Et c'est cela qui séduit le plus, qui a le mieux vieilli : la narration est à la fois délicate et directe, l'histoire tient en peu de choses, les dialogues sont économes, et la mise en scène privilégie les moments brefs, souvent coupées par des fondus au noir. Mais Donna Deitch ne se cache pas derrière son petit doigt non plus. Simplement on sent qu'elle a coeur de ne pas choquer pour choquer, elle raconte ce qu'elle a dire avec tact, pudeur, retenue. Et c'est ce qui rend le point culminant du récit si fort et si beau. Comme je le disais plus haut, il ne faut pas regarder ça pour se rincer l'oeil, mais simplement comme une histoire d'amour, insérée ou pas dans un genre particulier, comme on le ferait avec un couple hétéro. 

Le jeu des actrices est impeccable, Patricia Charbonneau est très belle bien entendu mais jamais hyper-sexualisée, jamais montrée comme une espèce de fille irrésistiblement attirante. Helen Shaver apporte elle aussi beaucoup de nuances à Vivian, d'abord guindée, qui met beaucoup de temps à admettre les choses jusqu'à ne plus pouvoir objecter. Ces deux comédiennes ont ouvert la voie à Thelma & Louise, Bound, et toutes les romances gays féminines depuis.

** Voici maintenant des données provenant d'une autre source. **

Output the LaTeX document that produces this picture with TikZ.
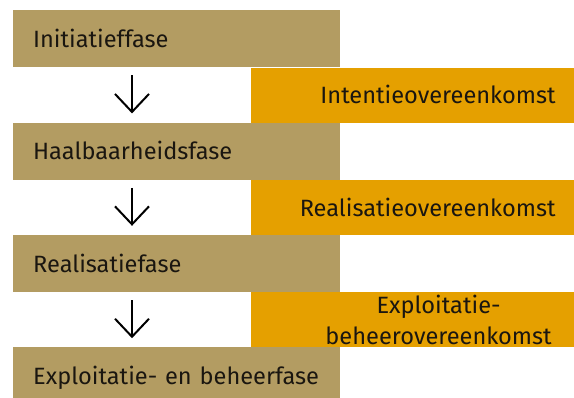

Aujourd'hui Desert Hearts est devenue une pièce de musée, littéralement, puisque projeté au MOMA, mais aussi restaurée à l'occasion de sa sortie en Blu-Ray et sa copie originale confiée aux soins de la LGBT Preservation Film de l'UCLA. En 2016, Donna Deitch avait même lancé une campagne de financement participatif pour tourner une suite, mais qui n'a toujours pas vu le jour.